What Is a Wrap-Up Insurance Program and How Does It Work?
Explore the essentials of wrap-up insurance programs, including their structure, coverage, and compliance requirements.
Explore the essentials of wrap-up insurance programs, including their structure, coverage, and compliance requirements.
Wrap-up insurance programs are vital in the construction industry, providing a comprehensive way to manage risks on large projects. These programs consolidate coverage for various parties, such as owners, contractors, and subcontractors, under a single policy. This approach can lead to cost savings and streamlined administration.
Understanding how wrap-up insurance functions is crucial for stakeholders aiming to optimize project efficiency and minimize liabilities. These programs require specific arrangements and careful management of coverage allocation and compliance.
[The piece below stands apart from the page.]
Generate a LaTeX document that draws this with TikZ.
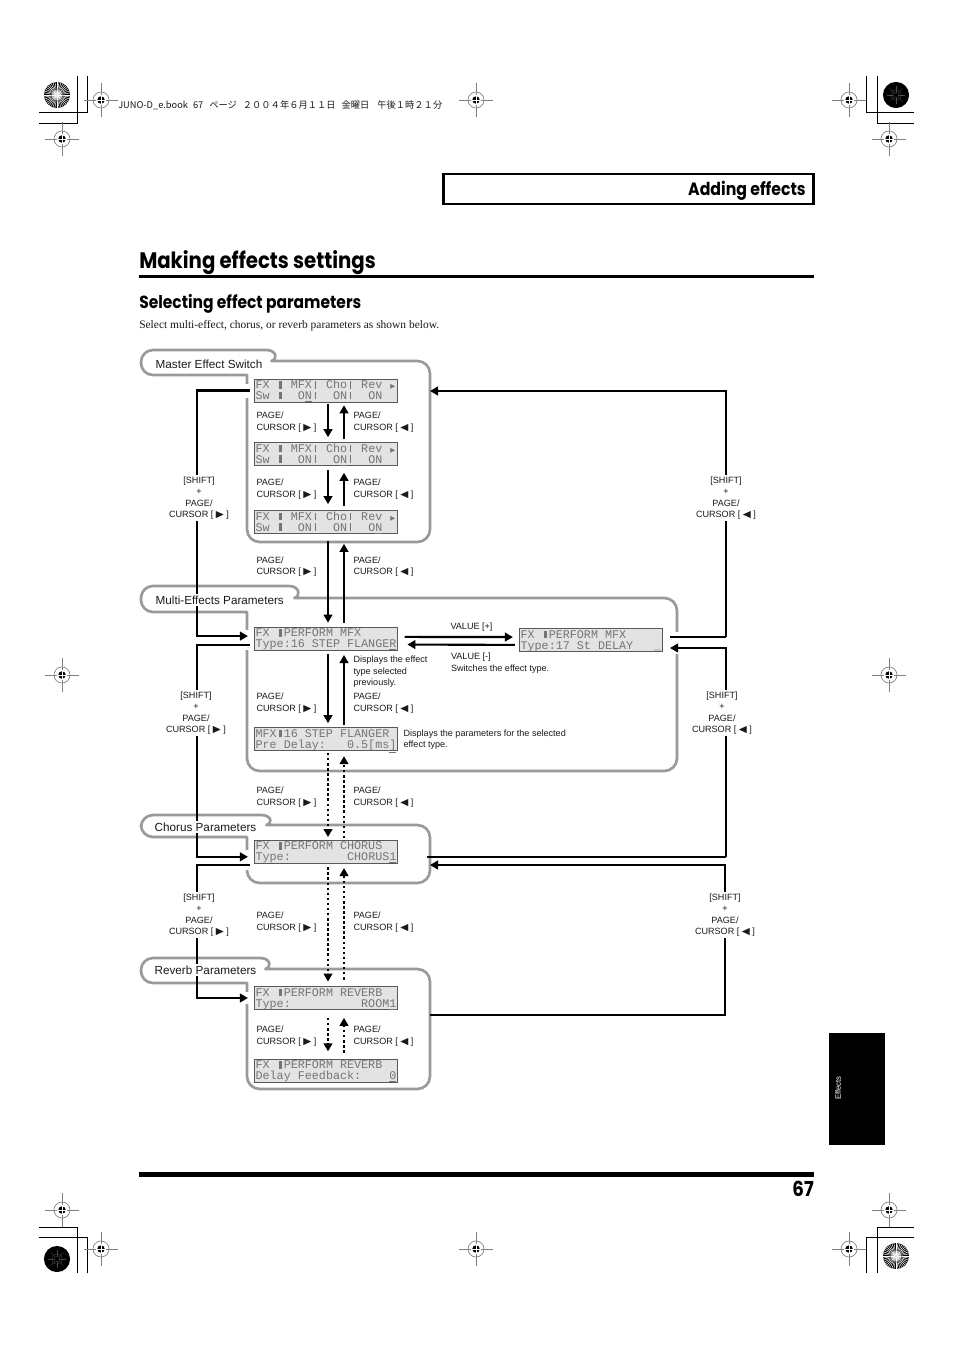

Owner-controlled insurance programs (OCIPs) allow project owners to centralize risk management and insurance coverage. By managing the insurance process, owners can tailor policies to their project’s specific needs, often securing better terms and rates by leveraging their purchasing power. For example, an owner might negotiate a policy covering general liability, workers’ compensation, and excess liability under one umbrella.
OCIPs also yield significant financial benefits. Consolidating coverage can reduce premiums and administrative costs, freeing up funds for other project needs. Predictable insurance expenses improve cash flow management, aiding in budgeting and financial planning.
From a compliance perspective, OCIPs simplify regulatory adherence. A unified insurance standard ensures all project participants meet the same requirements, reducing the risk of non-compliance. This uniformity also streamlines the auditing process and fosters better communication among stakeholders.
In contractor-controlled insurance programs (CCIPs), the contractor assumes responsibility for securing insurance coverage. This model benefits contractors with the expertise to manage insurance tasks effectively. Contractors can tailor policies to their operational needs, focusing on specific risks like environmental hazards or equipment damage.
Financially, CCIPs often reduce overall insurance costs by eliminating overlapping policies and enabling contractors to negotiate favorable terms. Controlling insurance expenditures also allows for better cash flow management.
Compliance under CCIPs requires contractors to meet industry-specific legal standards, such as state workers’ compensation regulations or federal safety mandates. This responsibility demands careful coordination with legal and insurance professionals to avoid compliance issues.
Allocating coverage in wrap-up insurance programs involves determining how limits and deductibles are distributed among stakeholders, such as contractors and subcontractors. A well-structured allocation strategy can significantly impact project finances. For instance, higher-risk parties, like those handling hazardous materials, may receive greater coverage limits.
Defining coverage allocation requires collaboration between project owners and contractors, often involving legal expertise to address potential conflicts. Clear terms and adherence to industry standards are essential for managing liabilities effectively.
Premium adjustments ensure that insurance costs align with the project’s actual risk profile and scope. These adjustments are based on a review of actual project costs and exposures compared to initial estimates, reconciling differences in labor costs, materials, and scope changes.
Accurate adjustments require detailed financial records, such as payroll data and subcontractor costs, to calculate the final premium. These adjustments must align with accounting standards like GAAP or IFRS to ensure compliance and transparency.
Auditing and documentation are critical for accuracy and compliance in wrap-up insurance programs. Audits verify adherence to policy terms and are conducted at various project stages to identify discrepancies.
Documentation requirements include payroll records, subcontractor agreements, safety logs, and cost summaries. Payroll audits, for example, examine hours worked, job classifications, and wages to ensure workers’ compensation premiums reflect actual exposure. Certificates of insurance from subcontractors are also essential for compliance.
Audits can uncover errors in premium calculations or over-reported payroll, potentially resulting in cost recovery or credits.
Government compliance is a cornerstone of managing wrap-up insurance programs. These arrangements must adhere to federal, state, and local regulations, including workers’ compensation laws and OSHA safety standards. Non-compliance can lead to financial penalties, project delays, or litigation.
Tax reporting is another critical area. For instance, the Internal Revenue Code may require certain premiums to be reported as taxable income or deductible expenses, depending on the program’s structure. Misreporting can trigger audits from tax authorities.
Ensuring subcontractors and vendors meet licensing and insurance requirements is also vital. For example, some states mandate subcontractors carry their own workers’ compensation insurance, even if covered under the wrap-up program. Regular training, updates on regulatory changes, and legal consultation help stakeholders navigate these complexities effectively.